# Written task
Read the records below and copy each line that contains "matplotlib".

[start Data listing]

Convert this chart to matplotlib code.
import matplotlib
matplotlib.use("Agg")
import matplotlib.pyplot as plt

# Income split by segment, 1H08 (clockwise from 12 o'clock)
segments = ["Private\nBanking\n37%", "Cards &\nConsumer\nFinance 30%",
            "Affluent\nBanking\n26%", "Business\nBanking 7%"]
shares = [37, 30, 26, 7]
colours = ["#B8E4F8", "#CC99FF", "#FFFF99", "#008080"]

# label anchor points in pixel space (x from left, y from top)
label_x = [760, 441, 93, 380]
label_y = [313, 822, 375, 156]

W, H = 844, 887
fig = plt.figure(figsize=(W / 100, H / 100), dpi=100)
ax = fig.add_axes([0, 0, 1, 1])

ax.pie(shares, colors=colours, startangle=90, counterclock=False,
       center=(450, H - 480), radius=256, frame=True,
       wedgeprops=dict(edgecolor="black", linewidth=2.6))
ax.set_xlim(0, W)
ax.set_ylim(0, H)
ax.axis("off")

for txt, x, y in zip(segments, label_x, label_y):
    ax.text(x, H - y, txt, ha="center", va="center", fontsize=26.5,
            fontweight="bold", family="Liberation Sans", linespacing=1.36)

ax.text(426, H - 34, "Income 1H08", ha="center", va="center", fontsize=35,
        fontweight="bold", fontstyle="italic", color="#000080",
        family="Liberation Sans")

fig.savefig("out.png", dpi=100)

[end Data listing]
[start Data listing]

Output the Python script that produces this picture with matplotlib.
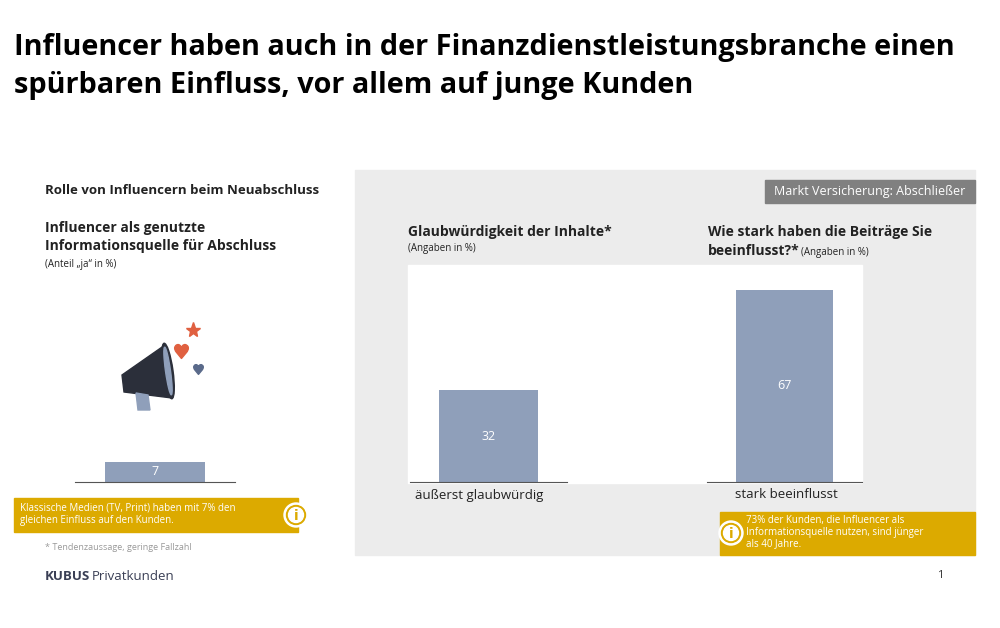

[end Data listing]

# The output
Convert this chart to matplotlib code.
import matplotlib
matplotlib.use("Agg")
import matplotlib.pyplot as plt
Output the Python script that produces this picture with matplotlib.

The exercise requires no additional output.